Written request: Don't include pictures. Quote the lines below from the first through the line that contains "import plotly.graph_objects as go".

** START **

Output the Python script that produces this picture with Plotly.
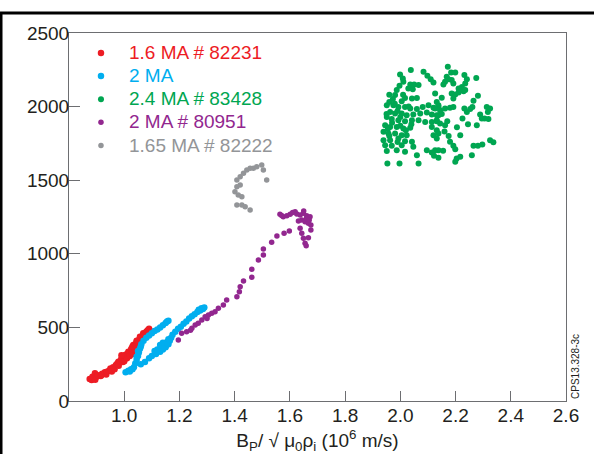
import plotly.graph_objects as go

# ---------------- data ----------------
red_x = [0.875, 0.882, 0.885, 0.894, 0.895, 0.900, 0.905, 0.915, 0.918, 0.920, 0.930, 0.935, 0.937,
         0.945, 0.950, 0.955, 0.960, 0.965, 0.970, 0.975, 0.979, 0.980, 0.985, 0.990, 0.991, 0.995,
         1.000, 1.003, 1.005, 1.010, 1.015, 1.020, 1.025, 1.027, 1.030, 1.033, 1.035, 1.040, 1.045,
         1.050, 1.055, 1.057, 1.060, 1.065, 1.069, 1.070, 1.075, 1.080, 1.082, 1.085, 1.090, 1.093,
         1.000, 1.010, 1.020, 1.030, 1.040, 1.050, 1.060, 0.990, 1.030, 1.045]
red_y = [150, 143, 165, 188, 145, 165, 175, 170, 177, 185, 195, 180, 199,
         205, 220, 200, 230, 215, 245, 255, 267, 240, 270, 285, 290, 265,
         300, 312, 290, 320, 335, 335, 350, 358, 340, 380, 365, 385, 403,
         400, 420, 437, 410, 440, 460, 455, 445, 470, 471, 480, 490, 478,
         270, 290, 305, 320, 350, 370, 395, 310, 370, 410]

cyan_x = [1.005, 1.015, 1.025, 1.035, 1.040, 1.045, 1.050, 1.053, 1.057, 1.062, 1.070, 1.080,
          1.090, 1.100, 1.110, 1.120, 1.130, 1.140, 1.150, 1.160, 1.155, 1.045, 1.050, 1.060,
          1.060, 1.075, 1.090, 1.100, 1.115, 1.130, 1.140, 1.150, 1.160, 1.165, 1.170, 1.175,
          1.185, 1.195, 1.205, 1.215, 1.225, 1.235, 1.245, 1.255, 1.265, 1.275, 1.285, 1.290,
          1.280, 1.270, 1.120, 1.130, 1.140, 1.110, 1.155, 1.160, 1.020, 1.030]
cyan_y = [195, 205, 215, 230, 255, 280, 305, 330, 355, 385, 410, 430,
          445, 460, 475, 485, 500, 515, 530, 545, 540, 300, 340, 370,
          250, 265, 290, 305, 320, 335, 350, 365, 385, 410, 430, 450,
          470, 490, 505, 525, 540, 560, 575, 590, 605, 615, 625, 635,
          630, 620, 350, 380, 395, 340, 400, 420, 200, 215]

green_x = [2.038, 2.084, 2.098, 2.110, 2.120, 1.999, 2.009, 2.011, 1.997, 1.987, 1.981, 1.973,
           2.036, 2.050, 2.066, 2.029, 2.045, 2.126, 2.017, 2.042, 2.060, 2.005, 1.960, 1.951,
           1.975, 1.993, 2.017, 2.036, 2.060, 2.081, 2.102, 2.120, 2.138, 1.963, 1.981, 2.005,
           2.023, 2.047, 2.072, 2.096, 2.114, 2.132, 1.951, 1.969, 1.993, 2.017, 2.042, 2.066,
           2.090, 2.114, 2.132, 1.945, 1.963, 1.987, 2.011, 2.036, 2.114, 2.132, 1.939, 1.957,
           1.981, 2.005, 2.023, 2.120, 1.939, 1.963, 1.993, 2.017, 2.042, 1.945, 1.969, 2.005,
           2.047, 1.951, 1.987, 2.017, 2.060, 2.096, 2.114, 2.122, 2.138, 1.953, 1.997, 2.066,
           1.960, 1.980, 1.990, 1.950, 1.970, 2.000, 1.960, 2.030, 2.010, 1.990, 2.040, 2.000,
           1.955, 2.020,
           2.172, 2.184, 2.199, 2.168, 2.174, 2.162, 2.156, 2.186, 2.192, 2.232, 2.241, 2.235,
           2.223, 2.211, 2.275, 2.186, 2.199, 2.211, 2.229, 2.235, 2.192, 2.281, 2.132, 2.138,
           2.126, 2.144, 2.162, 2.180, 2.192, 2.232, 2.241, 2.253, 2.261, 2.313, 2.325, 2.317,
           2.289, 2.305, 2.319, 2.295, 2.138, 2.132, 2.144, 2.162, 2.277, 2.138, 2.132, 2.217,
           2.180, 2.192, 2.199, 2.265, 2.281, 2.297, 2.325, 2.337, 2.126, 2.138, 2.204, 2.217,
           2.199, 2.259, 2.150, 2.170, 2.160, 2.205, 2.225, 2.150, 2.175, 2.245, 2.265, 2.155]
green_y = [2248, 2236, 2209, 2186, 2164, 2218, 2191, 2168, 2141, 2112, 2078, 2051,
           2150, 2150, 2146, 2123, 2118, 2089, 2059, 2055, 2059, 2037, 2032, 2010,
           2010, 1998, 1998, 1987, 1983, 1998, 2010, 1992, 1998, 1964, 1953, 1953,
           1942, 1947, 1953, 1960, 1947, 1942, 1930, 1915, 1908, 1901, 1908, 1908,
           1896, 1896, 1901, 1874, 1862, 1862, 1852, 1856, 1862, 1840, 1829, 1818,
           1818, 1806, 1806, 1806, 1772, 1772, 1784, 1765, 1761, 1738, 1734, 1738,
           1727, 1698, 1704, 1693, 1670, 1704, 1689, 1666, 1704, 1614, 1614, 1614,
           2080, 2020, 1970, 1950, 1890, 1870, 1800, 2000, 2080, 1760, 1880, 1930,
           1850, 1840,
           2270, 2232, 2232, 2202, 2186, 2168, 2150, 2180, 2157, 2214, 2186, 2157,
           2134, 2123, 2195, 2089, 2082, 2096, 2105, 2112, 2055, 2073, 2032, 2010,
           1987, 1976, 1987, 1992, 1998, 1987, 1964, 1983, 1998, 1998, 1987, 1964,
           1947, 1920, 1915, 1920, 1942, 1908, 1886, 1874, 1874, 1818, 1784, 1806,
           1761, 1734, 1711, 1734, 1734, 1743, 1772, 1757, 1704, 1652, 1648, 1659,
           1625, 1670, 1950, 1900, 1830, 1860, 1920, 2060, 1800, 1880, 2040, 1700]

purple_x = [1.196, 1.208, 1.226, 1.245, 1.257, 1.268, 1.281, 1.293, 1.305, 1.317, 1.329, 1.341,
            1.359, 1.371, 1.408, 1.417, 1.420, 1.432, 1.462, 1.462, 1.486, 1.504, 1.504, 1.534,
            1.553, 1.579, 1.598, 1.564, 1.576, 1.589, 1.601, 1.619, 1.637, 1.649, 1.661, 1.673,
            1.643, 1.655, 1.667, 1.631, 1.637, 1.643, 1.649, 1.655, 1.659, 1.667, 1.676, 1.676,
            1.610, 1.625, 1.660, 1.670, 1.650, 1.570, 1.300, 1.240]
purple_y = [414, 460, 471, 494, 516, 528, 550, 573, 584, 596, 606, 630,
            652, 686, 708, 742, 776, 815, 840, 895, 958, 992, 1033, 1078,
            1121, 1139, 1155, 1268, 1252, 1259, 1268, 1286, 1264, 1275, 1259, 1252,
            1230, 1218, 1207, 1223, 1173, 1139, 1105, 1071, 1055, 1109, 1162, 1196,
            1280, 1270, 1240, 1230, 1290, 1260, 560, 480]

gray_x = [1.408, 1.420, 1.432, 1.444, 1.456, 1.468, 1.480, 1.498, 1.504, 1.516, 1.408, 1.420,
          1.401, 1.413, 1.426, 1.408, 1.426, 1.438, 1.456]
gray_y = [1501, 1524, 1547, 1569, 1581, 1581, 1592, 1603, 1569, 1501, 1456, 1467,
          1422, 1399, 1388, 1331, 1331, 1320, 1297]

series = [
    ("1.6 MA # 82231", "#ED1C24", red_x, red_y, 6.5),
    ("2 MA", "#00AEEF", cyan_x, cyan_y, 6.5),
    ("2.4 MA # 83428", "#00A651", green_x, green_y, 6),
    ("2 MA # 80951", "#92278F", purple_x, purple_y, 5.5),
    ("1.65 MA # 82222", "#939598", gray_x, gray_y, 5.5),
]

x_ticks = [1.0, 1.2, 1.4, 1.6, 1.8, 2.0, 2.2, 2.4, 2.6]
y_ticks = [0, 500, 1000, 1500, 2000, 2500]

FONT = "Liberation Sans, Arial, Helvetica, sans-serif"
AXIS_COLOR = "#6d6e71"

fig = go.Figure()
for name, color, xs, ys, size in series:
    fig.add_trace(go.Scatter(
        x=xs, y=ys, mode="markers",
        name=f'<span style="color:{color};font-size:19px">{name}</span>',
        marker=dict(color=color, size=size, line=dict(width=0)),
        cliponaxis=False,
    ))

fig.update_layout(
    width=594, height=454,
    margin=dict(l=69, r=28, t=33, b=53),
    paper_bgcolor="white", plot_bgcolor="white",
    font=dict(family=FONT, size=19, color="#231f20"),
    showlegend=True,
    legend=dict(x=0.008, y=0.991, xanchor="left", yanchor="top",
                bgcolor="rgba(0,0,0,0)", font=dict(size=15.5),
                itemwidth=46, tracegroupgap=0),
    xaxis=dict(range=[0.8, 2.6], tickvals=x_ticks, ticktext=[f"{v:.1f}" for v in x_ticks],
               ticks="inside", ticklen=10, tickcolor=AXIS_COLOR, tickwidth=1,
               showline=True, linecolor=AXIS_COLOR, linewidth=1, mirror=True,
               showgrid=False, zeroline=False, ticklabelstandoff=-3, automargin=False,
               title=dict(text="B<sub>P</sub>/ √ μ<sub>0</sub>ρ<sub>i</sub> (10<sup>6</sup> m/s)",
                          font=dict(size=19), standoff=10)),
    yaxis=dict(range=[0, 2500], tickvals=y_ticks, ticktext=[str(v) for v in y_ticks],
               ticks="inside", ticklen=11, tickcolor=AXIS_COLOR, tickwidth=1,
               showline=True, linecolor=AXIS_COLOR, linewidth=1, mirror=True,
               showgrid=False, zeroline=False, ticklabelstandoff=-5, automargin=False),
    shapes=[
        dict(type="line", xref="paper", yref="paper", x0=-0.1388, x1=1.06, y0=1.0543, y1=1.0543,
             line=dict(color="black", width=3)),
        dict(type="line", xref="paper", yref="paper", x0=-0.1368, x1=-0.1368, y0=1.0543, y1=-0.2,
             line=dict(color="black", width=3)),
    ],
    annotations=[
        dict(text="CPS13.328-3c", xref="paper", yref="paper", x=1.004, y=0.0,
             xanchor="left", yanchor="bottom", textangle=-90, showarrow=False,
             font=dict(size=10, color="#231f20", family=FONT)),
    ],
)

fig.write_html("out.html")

** END **

Exercise output:
Output the Python script that produces this picture with Plotly.
import plotly.graph_objects as go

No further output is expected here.